══ Provided records

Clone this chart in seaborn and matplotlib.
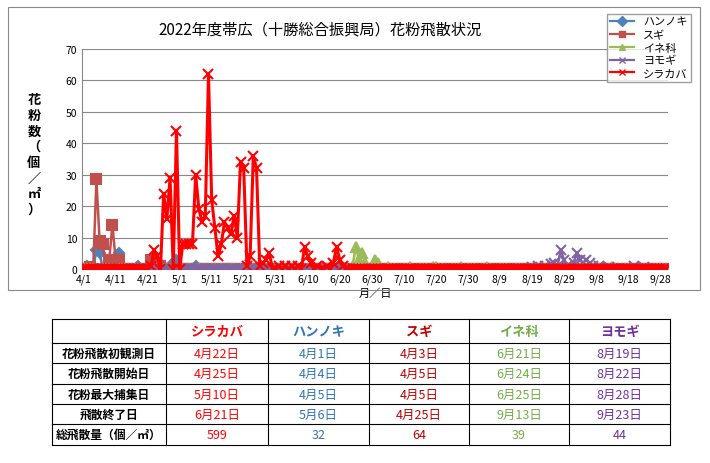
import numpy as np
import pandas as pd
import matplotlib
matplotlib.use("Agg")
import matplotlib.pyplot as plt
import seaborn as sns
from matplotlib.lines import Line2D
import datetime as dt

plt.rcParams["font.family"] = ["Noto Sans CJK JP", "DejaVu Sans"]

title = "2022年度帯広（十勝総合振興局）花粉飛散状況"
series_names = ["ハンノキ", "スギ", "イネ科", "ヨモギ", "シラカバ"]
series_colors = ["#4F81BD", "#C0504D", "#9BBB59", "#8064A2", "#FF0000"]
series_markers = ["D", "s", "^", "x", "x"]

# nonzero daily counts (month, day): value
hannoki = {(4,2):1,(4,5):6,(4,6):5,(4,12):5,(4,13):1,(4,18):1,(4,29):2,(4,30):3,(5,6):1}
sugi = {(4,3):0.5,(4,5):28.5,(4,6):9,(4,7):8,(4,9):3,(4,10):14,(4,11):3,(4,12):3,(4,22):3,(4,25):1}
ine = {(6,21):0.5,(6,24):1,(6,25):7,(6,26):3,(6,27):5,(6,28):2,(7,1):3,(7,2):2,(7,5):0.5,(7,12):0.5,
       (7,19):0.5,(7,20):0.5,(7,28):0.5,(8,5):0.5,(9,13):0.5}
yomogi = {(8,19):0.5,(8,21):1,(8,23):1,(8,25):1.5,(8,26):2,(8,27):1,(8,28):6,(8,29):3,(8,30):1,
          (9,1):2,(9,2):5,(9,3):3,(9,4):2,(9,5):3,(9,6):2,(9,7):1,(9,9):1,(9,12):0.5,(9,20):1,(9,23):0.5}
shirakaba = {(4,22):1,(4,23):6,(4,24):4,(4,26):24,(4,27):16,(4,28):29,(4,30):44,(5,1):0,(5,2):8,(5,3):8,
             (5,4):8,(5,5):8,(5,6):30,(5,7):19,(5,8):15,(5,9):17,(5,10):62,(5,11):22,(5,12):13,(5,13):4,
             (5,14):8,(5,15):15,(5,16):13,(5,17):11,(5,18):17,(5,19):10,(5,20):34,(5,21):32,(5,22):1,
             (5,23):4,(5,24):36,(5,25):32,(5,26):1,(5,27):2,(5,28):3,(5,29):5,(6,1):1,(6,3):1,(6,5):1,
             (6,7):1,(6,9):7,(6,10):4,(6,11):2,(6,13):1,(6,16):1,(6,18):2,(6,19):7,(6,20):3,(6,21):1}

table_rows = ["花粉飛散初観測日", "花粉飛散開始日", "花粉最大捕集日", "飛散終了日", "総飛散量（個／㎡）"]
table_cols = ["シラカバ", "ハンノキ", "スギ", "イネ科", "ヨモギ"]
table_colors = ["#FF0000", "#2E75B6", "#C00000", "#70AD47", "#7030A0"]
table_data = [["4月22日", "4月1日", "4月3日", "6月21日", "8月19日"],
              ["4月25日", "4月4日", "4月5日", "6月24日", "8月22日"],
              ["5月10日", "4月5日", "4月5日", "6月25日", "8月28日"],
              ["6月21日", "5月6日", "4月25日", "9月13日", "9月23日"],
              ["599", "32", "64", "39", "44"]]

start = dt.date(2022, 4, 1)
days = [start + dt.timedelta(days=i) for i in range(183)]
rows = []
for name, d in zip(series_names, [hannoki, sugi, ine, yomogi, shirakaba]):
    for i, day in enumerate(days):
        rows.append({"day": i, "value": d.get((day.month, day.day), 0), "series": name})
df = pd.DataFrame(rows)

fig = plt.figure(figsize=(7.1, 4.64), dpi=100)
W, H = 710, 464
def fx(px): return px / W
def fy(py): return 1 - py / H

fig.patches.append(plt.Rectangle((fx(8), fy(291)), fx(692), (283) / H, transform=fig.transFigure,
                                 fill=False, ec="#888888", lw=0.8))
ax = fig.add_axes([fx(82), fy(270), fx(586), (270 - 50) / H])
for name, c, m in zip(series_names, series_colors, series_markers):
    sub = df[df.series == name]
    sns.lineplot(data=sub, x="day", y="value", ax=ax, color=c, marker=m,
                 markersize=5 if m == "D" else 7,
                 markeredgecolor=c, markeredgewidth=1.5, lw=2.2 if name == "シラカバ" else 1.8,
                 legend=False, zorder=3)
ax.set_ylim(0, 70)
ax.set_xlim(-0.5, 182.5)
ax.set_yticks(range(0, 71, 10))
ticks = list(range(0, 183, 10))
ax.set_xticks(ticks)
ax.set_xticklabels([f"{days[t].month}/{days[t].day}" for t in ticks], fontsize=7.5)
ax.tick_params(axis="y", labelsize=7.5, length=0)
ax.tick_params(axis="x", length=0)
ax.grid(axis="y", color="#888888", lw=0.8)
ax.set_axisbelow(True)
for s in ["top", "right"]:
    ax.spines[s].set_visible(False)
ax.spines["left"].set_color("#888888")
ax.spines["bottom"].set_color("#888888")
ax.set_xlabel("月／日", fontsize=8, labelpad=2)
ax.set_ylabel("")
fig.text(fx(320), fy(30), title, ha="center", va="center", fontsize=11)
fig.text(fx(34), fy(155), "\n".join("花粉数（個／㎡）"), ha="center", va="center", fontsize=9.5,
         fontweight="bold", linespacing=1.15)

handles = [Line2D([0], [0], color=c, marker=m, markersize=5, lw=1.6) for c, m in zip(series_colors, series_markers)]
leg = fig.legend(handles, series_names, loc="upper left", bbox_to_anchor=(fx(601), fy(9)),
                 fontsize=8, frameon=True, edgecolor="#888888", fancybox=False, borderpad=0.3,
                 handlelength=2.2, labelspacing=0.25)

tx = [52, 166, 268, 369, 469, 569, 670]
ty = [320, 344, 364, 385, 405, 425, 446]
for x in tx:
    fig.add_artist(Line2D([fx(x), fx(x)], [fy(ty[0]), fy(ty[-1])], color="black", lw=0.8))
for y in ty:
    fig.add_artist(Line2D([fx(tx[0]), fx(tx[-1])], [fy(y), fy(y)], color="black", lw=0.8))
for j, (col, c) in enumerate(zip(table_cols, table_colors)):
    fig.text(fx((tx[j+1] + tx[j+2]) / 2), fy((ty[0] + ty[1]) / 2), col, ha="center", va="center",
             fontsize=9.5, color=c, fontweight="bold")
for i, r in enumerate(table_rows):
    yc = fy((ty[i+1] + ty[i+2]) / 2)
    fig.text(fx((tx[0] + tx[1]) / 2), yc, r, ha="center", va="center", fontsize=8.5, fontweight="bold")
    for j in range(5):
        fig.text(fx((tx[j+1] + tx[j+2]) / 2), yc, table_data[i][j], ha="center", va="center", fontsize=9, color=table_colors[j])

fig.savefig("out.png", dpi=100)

════
══ Provided records

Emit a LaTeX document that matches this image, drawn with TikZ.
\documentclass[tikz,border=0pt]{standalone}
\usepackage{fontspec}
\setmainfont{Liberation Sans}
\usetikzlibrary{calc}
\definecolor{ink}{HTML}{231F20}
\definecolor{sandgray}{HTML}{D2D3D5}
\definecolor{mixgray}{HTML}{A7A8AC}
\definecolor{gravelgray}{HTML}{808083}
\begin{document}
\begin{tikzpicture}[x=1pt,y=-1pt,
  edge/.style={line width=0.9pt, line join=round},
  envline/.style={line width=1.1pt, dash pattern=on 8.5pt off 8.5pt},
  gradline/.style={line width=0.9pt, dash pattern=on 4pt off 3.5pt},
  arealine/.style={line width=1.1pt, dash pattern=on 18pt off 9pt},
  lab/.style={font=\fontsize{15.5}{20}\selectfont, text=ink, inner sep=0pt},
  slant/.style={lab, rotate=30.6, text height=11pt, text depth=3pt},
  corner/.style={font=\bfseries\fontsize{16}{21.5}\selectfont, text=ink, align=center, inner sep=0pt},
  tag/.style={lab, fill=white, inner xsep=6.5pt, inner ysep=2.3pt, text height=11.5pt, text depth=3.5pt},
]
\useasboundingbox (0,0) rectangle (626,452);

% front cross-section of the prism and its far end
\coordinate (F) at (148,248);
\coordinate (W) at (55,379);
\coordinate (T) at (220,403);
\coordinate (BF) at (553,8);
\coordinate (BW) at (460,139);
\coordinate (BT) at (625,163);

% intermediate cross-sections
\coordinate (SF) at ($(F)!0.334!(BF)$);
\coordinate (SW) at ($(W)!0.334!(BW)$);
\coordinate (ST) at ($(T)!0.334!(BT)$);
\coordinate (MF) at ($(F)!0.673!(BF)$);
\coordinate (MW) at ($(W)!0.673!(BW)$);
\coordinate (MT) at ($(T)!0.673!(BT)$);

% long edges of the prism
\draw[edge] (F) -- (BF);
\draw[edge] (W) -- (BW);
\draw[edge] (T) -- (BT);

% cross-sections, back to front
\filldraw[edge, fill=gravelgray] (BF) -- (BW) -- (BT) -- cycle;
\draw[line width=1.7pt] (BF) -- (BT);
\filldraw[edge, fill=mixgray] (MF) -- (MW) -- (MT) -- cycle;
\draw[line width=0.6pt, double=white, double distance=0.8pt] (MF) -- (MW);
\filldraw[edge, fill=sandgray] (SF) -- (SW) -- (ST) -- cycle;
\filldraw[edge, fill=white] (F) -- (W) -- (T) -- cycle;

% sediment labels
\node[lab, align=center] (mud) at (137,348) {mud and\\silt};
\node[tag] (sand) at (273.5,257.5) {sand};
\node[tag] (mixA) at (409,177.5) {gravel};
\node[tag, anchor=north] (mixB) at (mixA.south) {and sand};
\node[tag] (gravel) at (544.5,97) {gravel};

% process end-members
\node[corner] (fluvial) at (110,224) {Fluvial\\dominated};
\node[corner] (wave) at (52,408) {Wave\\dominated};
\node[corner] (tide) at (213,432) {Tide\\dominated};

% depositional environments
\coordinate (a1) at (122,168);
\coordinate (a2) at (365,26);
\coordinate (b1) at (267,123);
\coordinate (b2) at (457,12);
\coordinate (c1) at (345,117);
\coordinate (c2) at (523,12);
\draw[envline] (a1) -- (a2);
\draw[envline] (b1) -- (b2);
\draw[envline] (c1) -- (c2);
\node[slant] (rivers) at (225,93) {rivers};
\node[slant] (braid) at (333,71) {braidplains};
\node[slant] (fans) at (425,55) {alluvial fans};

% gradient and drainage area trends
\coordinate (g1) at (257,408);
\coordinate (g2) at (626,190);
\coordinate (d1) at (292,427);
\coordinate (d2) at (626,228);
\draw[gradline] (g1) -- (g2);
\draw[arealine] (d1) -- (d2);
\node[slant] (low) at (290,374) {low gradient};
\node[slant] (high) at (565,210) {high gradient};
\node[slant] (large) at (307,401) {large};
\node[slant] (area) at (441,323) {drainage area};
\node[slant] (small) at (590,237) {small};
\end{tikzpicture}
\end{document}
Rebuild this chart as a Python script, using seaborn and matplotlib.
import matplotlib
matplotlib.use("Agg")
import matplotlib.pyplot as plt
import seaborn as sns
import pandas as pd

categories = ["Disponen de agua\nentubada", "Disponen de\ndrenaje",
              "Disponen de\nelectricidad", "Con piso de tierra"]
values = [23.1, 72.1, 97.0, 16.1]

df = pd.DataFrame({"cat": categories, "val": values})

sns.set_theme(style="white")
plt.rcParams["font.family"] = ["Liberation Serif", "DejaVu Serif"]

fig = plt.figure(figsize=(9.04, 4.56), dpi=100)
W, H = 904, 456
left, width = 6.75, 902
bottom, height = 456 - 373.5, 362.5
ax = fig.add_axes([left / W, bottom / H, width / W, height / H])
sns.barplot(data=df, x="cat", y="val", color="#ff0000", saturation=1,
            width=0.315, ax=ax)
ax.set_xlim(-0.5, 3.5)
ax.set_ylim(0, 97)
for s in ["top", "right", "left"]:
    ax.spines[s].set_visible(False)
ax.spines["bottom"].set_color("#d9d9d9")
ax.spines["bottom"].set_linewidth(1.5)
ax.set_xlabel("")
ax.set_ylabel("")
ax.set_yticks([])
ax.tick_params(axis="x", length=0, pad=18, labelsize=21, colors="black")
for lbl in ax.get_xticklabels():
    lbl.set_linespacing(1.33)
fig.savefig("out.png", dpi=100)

════

Up in the listing, locate the line with "Clone this chart in seaborn and matplotlib."; print it and every line after it down to the line with "import datetime as dt", which is included too. Skip the pictures.

Written solution:
Clone this chart in seaborn and matplotlib.
import numpy as np
import pandas as pd
import matplotlib
matplotlib.use("Agg")
import matplotlib.pyplot as plt
import seaborn as sns
from matplotlib.lines import Line2D
import datetime as dt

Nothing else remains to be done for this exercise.